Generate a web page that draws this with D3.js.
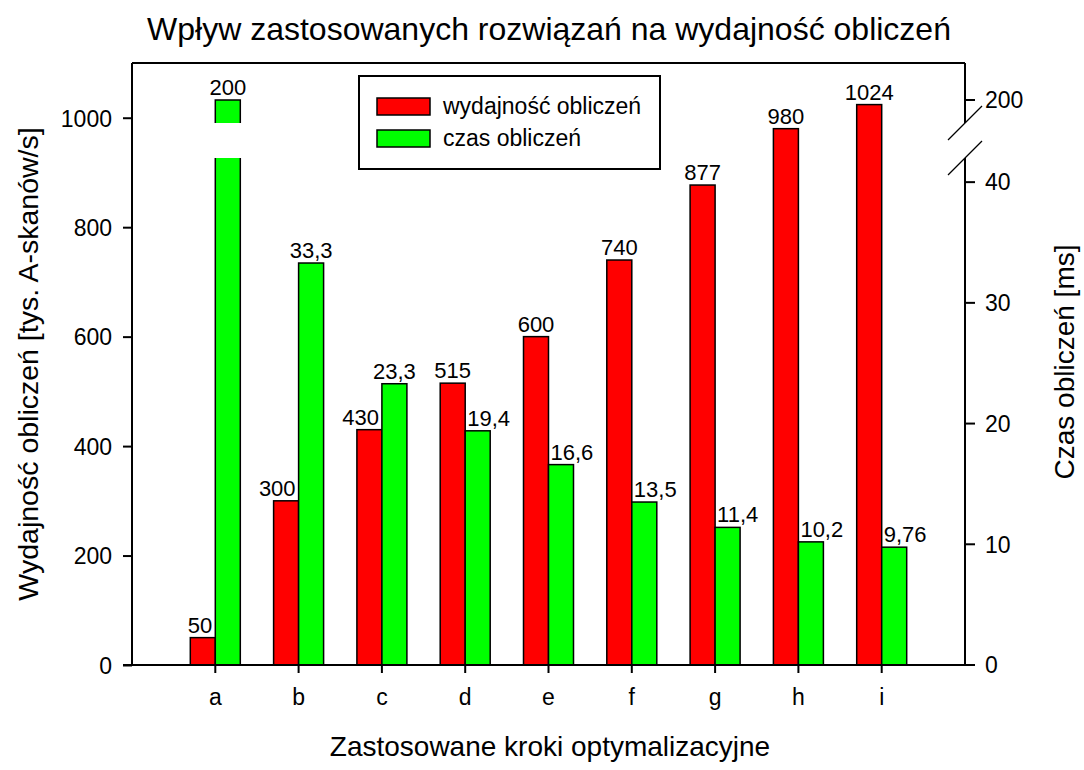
<!DOCTYPE html>
<html>
<head>
<meta charset="utf-8">
<script src="https://cdn.jsdelivr.net/npm/d3@7"></script>
<style>
  html, body { margin: 0; padding: 0; background: #fff; }
  svg text { font-family: "Liberation Sans", Arial, sans-serif; fill: #000; }
</style>
</head>
<body>
<svg id="chart" width="1084" height="770"></svg>
<script>
// ---- data ----
const categories = ["a", "b", "c", "d", "e", "f", "g", "h", "i"];
const performance = [50, 300, 430, 515, 600, 740, 877, 980, 1024];          // tys. A-skanów/s
const compTime = [200, 33.3, 23.3, 19.4, 16.6, 13.5, 11.4, 10.2, 9.76];     // ms
const perfLabels = ["50", "300", "430", "515", "600", "740", "877", "980", "1024"];
const timeLabels = ["200", "33,3", "23,3", "19,4", "16,6", "13,5", "11,4", "10,2", "9,76"];
const leftTicks = [0, 200, 400, 600, 800, 1000];
const rightTicks = [0, 10, 20, 30, 40, 200];
const seriesNames = ["wydajność obliczeń", "czas obliczeń"];

// ---- layout ----
const svg = d3.select("#chart");
const L = 132, R = 965, T = 63, B = 665;
const breakTop = 123, breakBot = 158;
const lowMax = 42;
const colors = ["#ff0000", "#00ff00"];
const tickFont = 23, lblSize = 22;

const x = d3.scaleBand().domain(categories).range([L, R]).paddingInner(0).paddingOuter(0.5);
const barW = 25;
const yL = d3.scaleLinear().domain([0, 1100]).range([B, T]);
const yRlow = d3.scaleLinear().domain([0, lowMax]).range([B, breakBot]);
const pxPerUnit = (B - breakBot) / lowMax;
// upper segment of the broken right axis, same px/unit, 200 placed at y=100
const yRhigh = d3.scaleLinear()
  .domain([200 - (breakTop - 100) / pxPerUnit, 200 + (100 - T) / pxPerUnit])
  .range([breakTop, T]);
function yR(v) { return v <= lowMax ? yRlow(v) : yRhigh(v); }

// ---- bars ----
const g = svg.append("g");
const data = categories.map((c, i) => ({ c, p: performance[i], t: compTime[i], pl: perfLabels[i], tl: timeLabels[i] }));

g.selectAll("rect.perf").data(data).join("rect")
  .attr("class", "perf")
  .attr("x", d => x(d.c) + x.bandwidth() / 2 - barW)
  .attr("y", d => yL(d.p))
  .attr("width", barW)
  .attr("height", d => B - yL(d.p))
  .attr("fill", colors[0]).attr("stroke", "#000").attr("stroke-width", 1.5);

data.forEach(d => {
  const bx = x(d.c) + x.bandwidth() / 2;
  if (d.t > lowMax) {
    g.append("rect").attr("x", bx).attr("y", breakBot).attr("width", barW).attr("height", B - breakBot)
      .attr("fill", colors[1]);
    g.append("path").attr("d", `M${bx},${B}V${breakBot}M${bx + barW},${breakBot}V${B}`)
      .attr("stroke", "#000").attr("stroke-width", 1.5).attr("fill", "none");
    const yt = yRhigh(d.t);
    g.append("rect").attr("x", bx).attr("y", yt).attr("width", barW).attr("height", breakTop - yt)
      .attr("fill", colors[1]);
    g.append("path").attr("d", `M${bx},${breakTop}V${yt}H${bx + barW}V${breakTop}`)
      .attr("stroke", "#000").attr("stroke-width", 1.5).attr("fill", "none");
  } else {
    g.append("rect").attr("x", bx).attr("y", yR(d.t)).attr("width", barW).attr("height", B - yR(d.t))
      .attr("fill", colors[1]).attr("stroke", "#000").attr("stroke-width", 1.5);
  }
});

// ---- value labels ----
data.forEach(d => {
  const cx = x(d.c) + x.bandwidth() / 2;
  const yp = yL(d.p), yt = yR(d.t);
  const redTaller = yp < yt;
  g.append("text")
    .attr("x", redTaller ? cx - barW / 2 : cx - 3)
    .attr("y", yp - 5)
    .attr("text-anchor", redTaller ? "middle" : "end")
    .attr("font-size", lblSize).text(d.pl);
  g.append("text")
    .attr("x", redTaller ? cx + 2 : cx + barW / 2)
    .attr("y", yt - 5)
    .attr("text-anchor", redTaller ? "start" : "middle")
    .attr("font-size", lblSize).text(d.tl);
});

// ---- frame / axes ----
const axW = 2;
svg.append("line").attr("x1", L).attr("x2", R).attr("y1", T).attr("y2", T).attr("stroke", "#000").attr("stroke-width", axW);

const leftAxis = d3.axisLeft(yL).tickValues(leftTicks).tickFormat(d3.format("d")).tickSize(9).tickPadding(11).tickSizeOuter(0);
const gl = svg.append("g").attr("transform", `translate(${L},0)`).call(leftAxis);
gl.select(".domain").attr("d", `M0,${B}V${T}`).attr("stroke-width", axW);
gl.selectAll(".tick line").attr("stroke-width", axW);
gl.selectAll(".tick text").attr("font-size", tickFont).attr("dy", "0.36em");

const bottomAxis = d3.axisBottom(x).tickSize(8).tickPadding(16).tickSizeOuter(0);
const gb = svg.append("g").attr("transform", `translate(0,${B})`).call(bottomAxis);
gb.select(".domain").attr("d", `M${L - 9},0H${R + 9}`).attr("stroke-width", axW);
gb.selectAll(".tick line").attr("stroke-width", axW);
gb.selectAll(".tick text").attr("font-size", tickFont);

const gr = svg.append("g");
gr.append("path").attr("d", `M${R},${B}V${breakBot}M${R},${breakTop}V${T}`)
  .attr("stroke", "#000").attr("stroke-width", axW).attr("fill", "none");
rightTicks.forEach(v => {
  const yy = yR(v);
  gr.append("line").attr("x1", R).attr("x2", R + 10).attr("y1", yy).attr("y2", yy).attr("stroke", "#000").attr("stroke-width", axW);
  gr.append("text").attr("x", R + 20).attr("y", yy).attr("dy", "0.36em").attr("font-size", tickFont).text(v);
});
[breakTop, breakBot].forEach(yy => {
  gr.append("line").attr("x1", R - 17).attr("y1", yy + 17).attr("x2", R + 17).attr("y2", yy - 17)
    .attr("stroke", "#000").attr("stroke-width", 1.2);
});

// ---- titles ----
svg.append("text").attr("x", 549).attr("y", 40).attr("text-anchor", "middle").attr("font-size", 32)
  .text("Wpływ zastosowanych rozwiązań na wydajność obliczeń");
svg.append("text").attr("x", 550).attr("y", 756).attr("text-anchor", "middle").attr("font-size", 28)
  .text("Zastosowane kroki optymalizacyjne");
svg.append("text").attr("transform", "translate(38,364) rotate(-90)").attr("text-anchor", "middle").attr("font-size", 28.5)
  .text("Wydajność obliczeń [tys. A-skanów/s]");
svg.append("text").attr("transform", "translate(1074,362) rotate(-90)").attr("text-anchor", "middle").attr("font-size", 28)
  .text("Czas obliczeń [ms]");

// ---- legend ----
const lg = svg.append("g");
lg.append("rect").attr("x", 359).attr("y", 76).attr("width", 301).attr("height", 93)
  .attr("fill", "#fff").attr("stroke", "#000").attr("stroke-width", 2);
seriesNames.forEach((n, i) => {
  const yy = 98 + i * 32;
  lg.append("rect").attr("x", 377).attr("y", yy).attr("width", 53).attr("height", 17)
    .attr("fill", colors[i]).attr("stroke", "#000").attr("stroke-width", 1.5);
  lg.append("text").attr("x", 443).attr("y", yy + 16).attr("font-size", 23).text(n);
});
</script>
</body>
</html>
__________
Repeat the data exactly, dropping every picture it holds.

Generate a web page that draws this with D3.js.
<!DOCTYPE html>
<html>
<head>
<meta charset="utf-8">
<script src="https://cdn.jsdelivr.net/npm/d3@7"></script>
<style>
  html, body { margin: 0; padding: 0; background: #fff; }
  svg text { font-family: "Liberation Sans", Arial, sans-serif; fill: #000; }
</style>
</head>
<body>
<svg id="chart" width="1084" height="770"></svg>
<script>
// ---- data ----
const categories = ["a", "b", "c", "d", "e", "f", "g", "h", "i"];
const performance = [50, 300, 430, 515, 600, 740, 877, 980, 1024];          // tys. A-skanów/s
const compTime = [200, 33.3, 23.3, 19.4, 16.6, 13.5, 11.4, 10.2, 9.76];     // ms
const perfLabels = ["50", "300", "430", "515", "600", "740", "877", "980", "1024"];
const timeLabels = ["200", "33,3", "23,3", "19,4", "16,6", "13,5", "11,4", "10,2", "9,76"];
const leftTicks = [0, 200, 400, 600, 800, 1000];
const rightTicks = [0, 10, 20, 30, 40, 200];
const seriesNames = ["wydajność obliczeń", "czas obliczeń"];

// ---- layout ----
const svg = d3.select("#chart");
const L = 132, R = 965, T = 63, B = 665;
const breakTop = 123, breakBot = 158;
const lowMax = 42;
const colors = ["#ff0000", "#00ff00"];
const tickFont = 23, lblSize = 22;

const x = d3.scaleBand().domain(categories).range([L, R]).paddingInner(0).paddingOuter(0.5);
const barW = 25;
const yL = d3.scaleLinear().domain([0, 1100]).range([B, T]);
const yRlow = d3.scaleLinear().domain([0, lowMax]).range([B, breakBot]);
const pxPerUnit = (B - breakBot) / lowMax;
// upper segment of the broken right axis, same px/unit, 200 placed at y=100
const yRhigh = d3.scaleLinear()
  .domain([200 - (breakTop - 100) / pxPerUnit, 200 + (100 - T) / pxPerUnit])
  .range([breakTop, T]);
function yR(v) { return v <= lowMax ? yRlow(v) : yRhigh(v); }

// ---- bars ----
const g = svg.append("g");
const data = categories.map((c, i) => ({ c, p: performance[i], t: compTime[i], pl: perfLabels[i], tl: timeLabels[i] }));

g.selectAll("rect.perf").data(data).join("rect")
  .attr("class", "perf")
  .attr("x", d => x(d.c) + x.bandwidth() / 2 - barW)
  .attr("y", d => yL(d.p))
  .attr("width", barW)
  .attr("height", d => B - yL(d.p))
  .attr("fill", colors[0]).attr("stroke", "#000").attr("stroke-width", 1.5);

data.forEach(d => {
  const bx = x(d.c) + x.bandwidth() / 2;
  if (d.t > lowMax) {
    g.append("rect").attr("x", bx).attr("y", breakBot).attr("width", barW).attr("height", B - breakBot)
      .attr("fill", colors[1]);
    g.append("path").attr("d", `M${bx},${B}V${breakBot}M${bx + barW},${breakBot}V${B}`)
      .attr("stroke", "#000").attr("stroke-width", 1.5).attr("fill", "none");
    const yt = yRhigh(d.t);
    g.append("rect").attr("x", bx).attr("y", yt).attr("width", barW).attr("height", breakTop - yt)
      .attr("fill", colors[1]);
    g.append("path").attr("d", `M${bx},${breakTop}V${yt}H${bx + barW}V${breakTop}`)
      .attr("stroke", "#000").attr("stroke-width", 1.5).attr("fill", "none");
  } else {
    g.append("rect").attr("x", bx).attr("y", yR(d.t)).attr("width", barW).attr("height", B - yR(d.t))
      .attr("fill", colors[1]).attr("stroke", "#000").attr("stroke-width", 1.5);
  }
});

// ---- value labels ----
data.forEach(d => {
  const cx = x(d.c) + x.bandwidth() / 2;
  const yp = yL(d.p), yt = yR(d.t);
  const redTaller = yp < yt;
  g.append("text")
    .attr("x", redTaller ? cx - barW / 2 : cx - 3)
    .attr("y", yp - 5)
    .attr("text-anchor", redTaller ? "middle" : "end")
    .attr("font-size", lblSize).text(d.pl);
  g.append("text")
    .attr("x", redTaller ? cx + 2 : cx + barW / 2)
    .attr("y", yt - 5)
    .attr("text-anchor", redTaller ? "start" : "middle")
    .attr("font-size", lblSize).text(d.tl);
});

// ---- frame / axes ----
const axW = 2;
svg.append("line").attr("x1", L).attr("x2", R).attr("y1", T).attr("y2", T).attr("stroke", "#000").attr("stroke-width", axW);

const leftAxis = d3.axisLeft(yL).tickValues(leftTicks).tickFormat(d3.format("d")).tickSize(9).tickPadding(11).tickSizeOuter(0);
const gl = svg.append("g").attr("transform", `translate(${L},0)`).call(leftAxis);
gl.select(".domain").attr("d", `M0,${B}V${T}`).attr("stroke-width", axW);
gl.selectAll(".tick line").attr("stroke-width", axW);
gl.selectAll(".tick text").attr("font-size", tickFont).attr("dy", "0.36em");

const bottomAxis = d3.axisBottom(x).tickSize(8).tickPadding(16).tickSizeOuter(0);
const gb = svg.append("g").attr("transform", `translate(0,${B})`).call(bottomAxis);
gb.select(".domain").attr("d", `M${L - 9},0H${R + 9}`).attr("stroke-width", axW);
gb.selectAll(".tick line").attr("stroke-width", axW);
gb.selectAll(".tick text").attr("font-size", tickFont);

const gr = svg.append("g");
gr.append("path").attr("d", `M${R},${B}V${breakBot}M${R},${breakTop}V${T}`)
  .attr("stroke", "#000").attr("stroke-width", axW).attr("fill", "none");
rightTicks.forEach(v => {
  const yy = yR(v);
  gr.append("line").attr("x1", R).attr("x2", R + 10).attr("y1", yy).attr("y2", yy).attr("stroke", "#000").attr("stroke-width", axW);
  gr.append("text").attr("x", R + 20).attr("y", yy).attr("dy", "0.36em").attr("font-size", tickFont).text(v);
});
[breakTop, breakBot].forEach(yy => {
  gr.append("line").attr("x1", R - 17).attr("y1", yy + 17).attr("x2", R + 17).attr("y2", yy - 17)
    .attr("stroke", "#000").attr("stroke-width", 1.2);
});

// ---- titles ----
svg.append("text").attr("x", 549).attr("y", 40).attr("text-anchor", "middle").attr("font-size", 32)
  .text("Wpływ zastosowanych rozwiązań na wydajność obliczeń");
svg.append("text").attr("x", 550).attr("y", 756).attr("text-anchor", "middle").attr("font-size", 28)
  .text("Zastosowane kroki optymalizacyjne");
svg.append("text").attr("transform", "translate(38,364) rotate(-90)").attr("text-anchor", "middle").attr("font-size", 28.5)
  .text("Wydajność obliczeń [tys. A-skanów/s]");
svg.append("text").attr("transform", "translate(1074,362) rotate(-90)").attr("text-anchor", "middle").attr("font-size", 28)
  .text("Czas obliczeń [ms]");

// ---- legend ----
const lg = svg.append("g");
lg.append("rect").attr("x", 359).attr("y", 76).attr("width", 301).attr("height", 93)
  .attr("fill", "#fff").attr("stroke", "#000").attr("stroke-width", 2);
seriesNames.forEach((n, i) => {
  const yy = 98 + i * 32;
  lg.append("rect").attr("x", 377).attr("y", yy).attr("width", 53).attr("height", 17)
    .attr("fill", colors[i]).attr("stroke", "#000").attr("stroke-width", 1.5);
  lg.append("text").attr("x", 443).attr("y", yy + 16).attr("font-size", 23).text(n);
});
</script>
</body>
</html>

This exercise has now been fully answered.